Consultant Karen Cohen says details such as location and the choice of music can accent the love the couple shares. She views it as the job of clergy, family and consultant to help each couple realize their dream of what their wedding should be.
"Being able to celebrate a wedding with a couple and spending time with them before it, helping them plan, is one of the best things about being a rabbi," says Rabbi Straus.
Location was important to the Lewises, who were married at Gainey Ranch Golf Club.
"Rand is a big golfer, and it was always his dream to get married on a golf course ... and we wanted an outside wedding," explains Marcy.
She and Rand had a night wedding with an autumn theme because they both love the fall. Their chuppah was made of "grapevines and honeysuckle, pumpkins and gourds, (with) flowers through it."
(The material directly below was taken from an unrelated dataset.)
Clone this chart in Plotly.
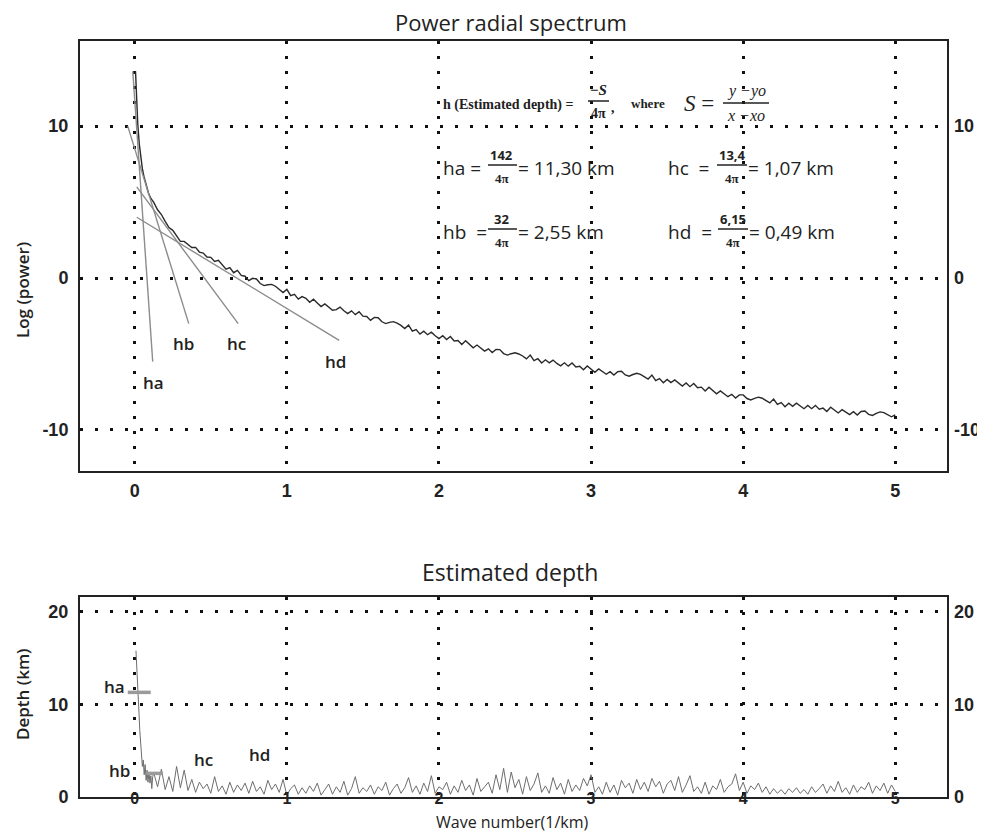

An outdoor wedding was what the Hummels always envisioned for themselves. They had a late afternoon wedding in the Arizona Biltmore gardens, with roses and rose petals decorating the aisle. A quartet serenaded the wedding party.
The Hummels emphasize that, unlike the preparation for the rest of the wedding day, which was done mostly by the bride, it was very important to plan the ceremony together.
Marcy Lewis echoes that her husband, Rand, who coordinates before- and after-school programs, was very involved with the preparation of the ceremony, but was not all that involved in the planning of the reception that followed.
Rhonda Mason describes the planning of the ceremony as "a very conscious process. It's not just about the main entree for the dinner (at the reception). If you feel sure about the process and who you're marrying, I think it can be a very transformative experience."